Italian -- ma dai! I love this instructor and it's getting easier to participate in class. That said, the fall is bound to come soon ... like when I take the first oral exam and sit there trying to remember the word for "go" ... but for now it's fun fun.
Chinese Religions -- Rules About Taking Classes From People You Know. Rule #1: Don't take classes from people you know. I met Dr. Cline at a New Year's Eve party and now not only does it seem weird to address her as Dr. Cline instead of Erin, but when she calls roll I have this strong inclination to answer "Hey! How are you?" instead of "Here." Class-wise, it's going to be really interesting. This tortoise-shell/bone divination stuff is cool. I've got to find a volunteer tortoise and a burning stick.
Journalism/Visual Communication -- I just don't know ... it's a required class for the major, but the professor is one of these superior types who talks down to the class and assumes that all of the students are party-ers and morons. Dude, that's my job. Anyway, we get to learn Photoshop and InDesign, so it's not all bad.
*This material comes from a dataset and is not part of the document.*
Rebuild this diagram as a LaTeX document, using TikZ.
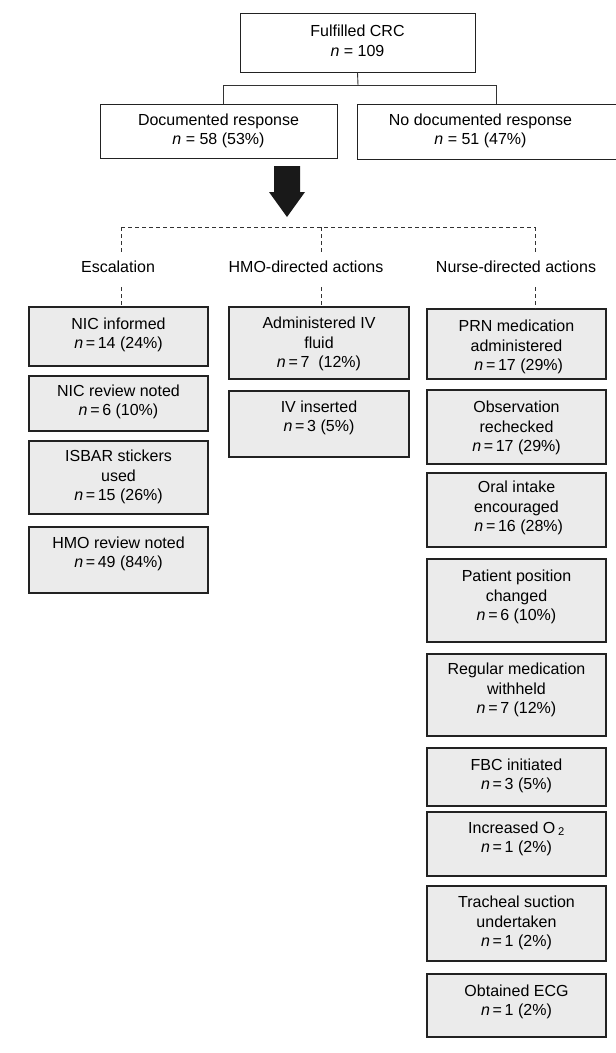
\documentclass[tikz,border=0pt]{standalone}
\usepackage{fontspec}
\setmainfont{Liberation Sans}
\usetikzlibrary{fit}
\definecolor{boxfill}{HTML}{EBEBEB}
\definecolor{boxline}{HTML}{222222}
\definecolor{conline}{HTML}{333333}
\newcommand\nval[1]{\textit{n}\,=\,#1}
\tikzset{
  plainbox/.style={draw=boxline, line width=1pt, fill=white, inner sep=0pt},
  greybox/.style={draw=boxline, line width=1.1pt, fill=boxfill, inner sep=0pt},
  txt/.style={align=center, inner sep=0pt, font=\fontsize{16}{19.5}\selectfont},
  conn/.style={draw=conline, line width=0.9pt},
  dashconn/.style={draw=conline, line width=0.9pt, dash pattern=on 4pt off 3pt},
}
% name, x1, y1, x2, y2, text y, text
\newcommand\gbx[7]{%
  \node[greybox, fit={(#2,#3) (#4,#5)}] (#1) {};
  \node[txt] (#1t) at ({(#2+#4)/2},#6) {#7};}
\begin{document}
\begin{tikzpicture}[x=1pt,y=-1pt]
\path[use as bounding box] (0,0) rectangle (616,1053);
% top boxes
\node[plainbox, fit={(240,13) (475,72)}] (top) {};
\node[txt] (topt) at (357.5,41) {Fulfilled CRC\\\textit{n} = 109};
\node[plainbox, fit={(100,104) (337,158)}] (doc) {};
\node[txt] (doct) at (218.5,131) {Documented response\\\textit{n} = 58 (53\%)};
\node[plainbox, fit={(357,104) (620,159)}] (nodoc) {};
\node[txt] (nodoct) at (480.5,131) {No documented response\\\textit{n} = 51 (47\%)};
% solid connectors
\coordinate (j) at (358,85);
\coordinate (jl) at (223,85);
\coordinate (jr) at (496,85);
\draw[conn] (top.south) -- (j);
\draw[conn] (jl) -- (jr);
\draw[conn] (jl) -- (jl |- doc.north);
\draw[conn] (jr) -- (jr |- nodoc.north);
% block arrow
\fill[black!90] (274,166) -- (300,166) -- (300,192) -- (305,192) -- (287,217) -- (269,192) -- (274,192) -- cycle;
% dashed tree
\coordinate (dl) at (121,227);
\coordinate (dm) at (321,227);
\coordinate (dr) at (535,227);
\draw[dashconn] (dl) -- (dr);
\draw[dashconn] (dl) -- (121,253);
\draw[dashconn] (dm) -- (321,253);
\draw[dashconn] (dr) -- (535,253);
\node[txt] (esc) at (118,267) {Escalation};
\node[txt] (hmo) at (306,267) {HMO-directed actions};
\node[txt] (nur) at (516,267) {Nurse-directed actions};
\coordinate (el) at (121,287);
\coordinate (em) at (321,287);
\coordinate (er) at (535,287);
% left column
\gbx{nic}{29}{307}{208}{366}{335}{NIC informed\\\nval{14 (24\%)}}
\gbx{nicr}{29}{376}{208}{431}{402}{NIC review noted\\\nval{6 (10\%)}}
\gbx{isbar}{29}{441}{208}{514}{477}{ISBAR stickers\\used\\\nval{15 (26\%)}}
\gbx{hmor}{29}{527}{208}{593}{554}{HMO review noted\\\nval{49 (84\%)}}
% middle column
\gbx{adiv}{229}{307}{409}{379}{344}{Administered IV\\fluid\\\nval{7\ \ (12\%)}}
\gbx{ivin}{229}{391}{409}{457}{418}{IV inserted\\\nval{3 (5\%)}}
% right column
\gbx{prn}{427}{309}{606}{379}{347}{PRN medication\\administered\\\ \nval{17 (29\%)}}
\gbx{obs}{427}{390}{606}{464}{428}{Observation\\rechecked\\\nval{17 (29\%)}}
\gbx{oral}{427}{473}{606}{547}{508}{Oral intake\\encouraged\\\ \nval{16 (28\%)}}
\gbx{pat}{427}{559}{606}{642}{597}{Patient position\\changed\\\nval{6 (10\%)}}
\gbx{reg}{427}{654}{606}{736}{690}{Regular medication\\withheld\\\nval{7 (12\%)}}
\gbx{fbc}{427}{748}{606}{806}{776}{FBC initiated\\\nval{3 (5\%)}}
\gbx{otwo}{427}{812}{606}{876}{839}{Increased O\,\textsubscript{2}\\\nval{1 (2\%)}}
\gbx{trach}{427}{886}{606}{961}{923}{Tracheal suction\\undertaken\\\nval{1 (2\%)}}
\gbx{ecg}{427}{974}{606}{1037}{1002}{Obtained ECG\\\nval{1 (2\%)}}
% dashed drops to boxes
\draw[dashconn] (el) -- (el |- nic.north);
\draw[dashconn] (em) -- (em |- adiv.north);
\draw[dashconn] (er) -- (er |- prn.north);
\end{tikzpicture}
\end{document}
English 399/Television Sleuths -- It really is a class, yes. I'm doing my final project on "Taggart" for those who want to know. The professor is great fun, but the class is especially worthwhile for people-mocking. There are the dudes, who say their favorite detective is Inspector Gadget ("heh, yeah, dude!") or Chip and Dale Rescue Rangers ("ho, TOtally, dude. yeah.") and on the other end of the spectrum are the two Philosophy/English majors who despise television. My favorite is the one who claimed that she hadn't watched television since she was 12 and then later made the bold, shocking statement that sitcoms were really programming meant to conform the masses into predisposed ideals of sociological norms (I'm paraphrasing, of course). Why the f@*&! are you in this class? Is it to confirm your superior status above the brain-washed pedestrians who watch this stuff? Or are you so insecure about your intelligence that you've got to validate yourself with pretentious blow-hole posturing that will show us all how really superior you are?
I'm glad someone else has taken on the posturing job. I was getting tired of it.